Pakistan cannot ratify the agreement at this stage as the interim government does not have a mandate to enter into a long-term treaty, said a Geneva-based Pakistani official. The interim government’s maximum three-month constitutional term ends on November 9, but the elections are unlikely to take place before that due to other considerations.

Pakistan emphasises the need for responsible subsidies that do not contribute to overfishing while considering the “polluter pays” concept for nations providing excessive subsidies. It also advocates for special and differential treatment, excluding large-scale industrial distant water fishing nations and allowing subsidies for low-income fishing activities.

Pakistan also wants prioritisation of capacity building, sustainable practices, and tailored support for developing countries.

However, the DG said that the facility for capacity building can only be offered to states ratifying the agreement. Her goal is to set up a $20 million fund for this purpose.

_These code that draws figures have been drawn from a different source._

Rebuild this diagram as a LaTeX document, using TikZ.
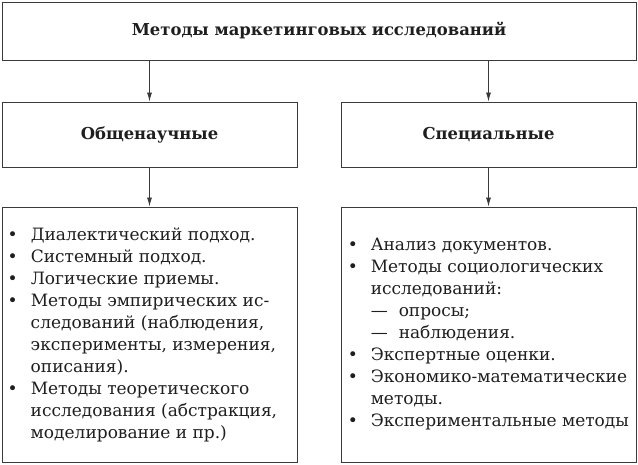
\documentclass[tikz,border=0pt]{standalone}
\usepackage{fontspec}
\setmainfont{DejaVu Serif}
\usetikzlibrary{arrows.meta, positioning, calc}
\definecolor{ink}{HTML}{1E1E1E}
\definecolor{frame}{HTML}{3A3A3A}
\newcommand\bul{\makebox[23pt][l]{\textbullet}}
\newcommand\ind{\hspace*{23pt}}
\newcommand\dsh{\makebox[28pt][l]{---}}
\tikzset{
  box/.style={draw=frame, line width=0.9pt, inner sep=0pt, text=ink},
  head/.style={font=\fontsize{16.4}{19}\selectfont\bfseries},
  items/.style={align=left, inner sep=0pt, text=ink, font=\fontsize{17}{22}\selectfont},
  arr/.style={-{Latex[length=9pt, width=5pt]}, draw=frame, line width=0.8pt},
}
\begin{document}
\begin{tikzpicture}[x=1pt, y=1pt]
  \useasboundingbox (0,0) rectangle (638,-464);
  \node[box, head, minimum width=634pt, minimum height=58pt] (title) at (319,-31) {Методы маркетинговых исследований};
  \node[box, head, minimum width=295pt, minimum height=65pt] (gen) at (149.5,-134.5) {Общенаучные};
  \node[box, head, minimum width=295pt, minimum height=65pt] (spec) at (488.5,-134.5) {Специальные};
  \node[box, minimum width=295pt, minimum height=255pt] (genlist) at (149.5,-334.5) {};
  \node[box, minimum width=295pt, minimum height=255pt] (speclist) at (488.5,-334.5) {};
  % list texts
  \node[items, right=6pt of genlist.west] (genitems) {%
    \bul Диалектический подход.\\
    \bul Системный подход.\\
    \bul Логические приемы.\\
    \bul Методы эмпирических ис-\\
    \ind следований (наблюдения,\\
    \ind эксперименты, измерения,\\
    \ind описания).\\
    \bul Методы теоретического\\
    \ind исследования (абстракция,\\
    \ind моделирование и пр.)};
  \node[items, right=7pt of speclist.west] (specitems) {%
    \bul Анализ документов.\\
    \bul Методы социологических\\
    \ind исследований:\\
    \ind\dsh опросы;\\
    \ind\dsh наблюдения.\\
    \bul Экспертные оценки.\\
    \bul Экономико-математические\\
    \ind методы.\\
    \bul Экспериментальные методы};
  % connectors
  \draw[arr] (title.south -| gen.north) -- (gen.north);
  \draw[arr] (title.south -| spec.north) -- (spec.north);
  \draw[arr] (gen.south) -- (genlist.north);
  \draw[arr] (spec.south) -- (speclist.north);
\end{tikzpicture}
\end{document}
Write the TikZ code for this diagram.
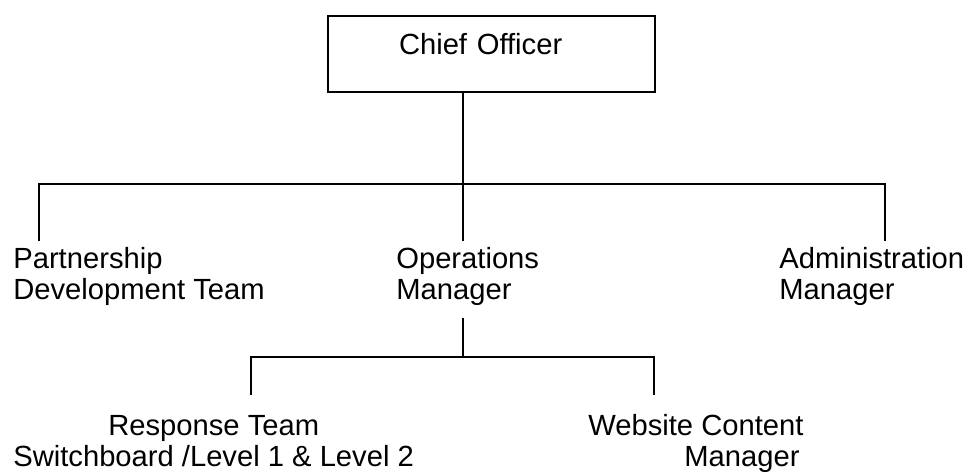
\documentclass[tikz,border=0pt]{standalone}
\usepackage{fontspec}
\setmainfont{Liberation Sans}
\usetikzlibrary{calc}

\tikzset{
  link/.style={black, line width=0.4mm},
  txt/.style={anchor=base west, inner sep=0pt, align=left, font=\fontsize{16.6}{17.6}\selectfont},
}

\begin{document}
\begin{tikzpicture}[x=0.2mm,y=-0.2mm]
\useasboundingbox (0,0) rectangle (966,472);

% row-1
\node[txt, anchor=north west, draw, line width=0.4mm, inner xsep=14.2mm, inner ysep=0pt,
  text width=37mm, text height=7.6mm, text depth=7.6mm] (chief) at (327,15) {Chief Officer};

% row-2 (base = last line)
\node[txt] (pdt) at (13,299) {Partnership\\Development Team};
\node[txt] (ops) at (396,299) {Operations\\Manager};
\node[txt] (adm) at (779,299) {Administration\\Manager};

% row-3
\node[txt] (resp) at (13,466) {\hspace*{19mm}Response Team\\Switchboard /Level 1 \& Level 2};
\node[txt] (web) at (588,466) {Website Content\\\hspace*{19.2mm}Manager};

% ends of the lines
\coordinate (busA) at (463,184);
\coordinate (pdtTop) at (39,241);
\coordinate (opsTop) at (463,241);
\coordinate (admTop) at (885,241);
\coordinate (opsBot) at (463,318);
\coordinate (busB) at (463,357);
\coordinate (respTop) at (251,395);
\coordinate (webTop) at (654,395);

\draw[link] (chief.south -| busA) -- (busA);
\draw[link] (pdtTop) -- (pdtTop |- busA) -- (admTop |- busA) -- (admTop);
\draw[link] (busA) -- (opsTop);
\draw[link] (opsBot) -- (busB);
\draw[link] (respTop) -- (respTop |- busB) -- (webTop |- busB) -- (webTop);
\end{tikzpicture}
\end{document}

She said that the WTO also wants to begin negotiations for the second phase of the fisheries subsidies agreement to improve the June 2022 version.

She also spoke about challenges being faced by the multilateral trading system.

“People tend to take trade for granted. Seventy-five percent of the global trade of today takes place on WTO’s Most Favoured Nations terms, meaning it is taking place under all the rules agreed with the WTO,” said Ngozi. “We are not so concerned about the bilateral and regional trade agreements because three-quarters of the World Trade is still taking place under WTO terms,” she added.

The geopolitical tensions have overshadowed global trade initiatives, prompting many to question the relevance of the multilateral trading system.

“If we remove WTO rules today, then what would you have? There would be no agreements underpinning world trade, which will result in an anarchic situation,” said the DG. “Some of the other standards on which trade is done, such as technical standards and food standards, all come from WTO. The bilateral and regional agreements are patterned on WTO rules, and some of them are quite innovative that are built on WTO rules but have other chapters added.”

She said that despite supply chain challenges during Covid-19 and the Ukraine War, trade proved to be really resilient. The multilateral system delivered vaccines after the initial hiccups. “Without the trading system, we could never have this exchange of vaccines between producers and end-users. At a time when food inflation is high and people have not been able to import from the Black Sea region due to the Ukraine war, supplies are ensured from other regions,” she added. Europe has found energy supplies from other parts when they could not get them from Russia.

She said that there is an atmosphere of pessimism, the world is fragmented, but we are not at the point where the trading system is falling apart. “We will focus on issues during the 13th MC that the WTO can deliver.”

WTO reforms are needed to make the dispute settlement mechanism operational, which is a big deliverable for the next meeting, but it’s not easy, said the DG. She listed agriculture as another deliverable and hoped that some breakthrough can be made despite “very tough” issues. Some members want to work on distortive subsidies, and others want to discuss the issue of stockpiles. Some countries only want market access, she added.

It has been 22 years of negotiations on agriculture, and we have to ask ourselves how do we break the back of it and try to deliver something that is acceptable to the developing world. She said that developing countries are expecting to get benefits from the WTO, and we have to deliver on it. She said that Bangladesh will be upgraded from the least developed country status to a developing country by 2026.

The issue of further extension in e-commerce moratorium for not charging custom duties on electronic transactions will be on the next meeting's agenda. She said that trade is going digital, and developing countries are keen to earn additional revenues.

The Director-General is going to introduce deliberative sessions to provide a platform for member countries to discuss different issues.

Published in The Express Tribune, September 15th, 2023.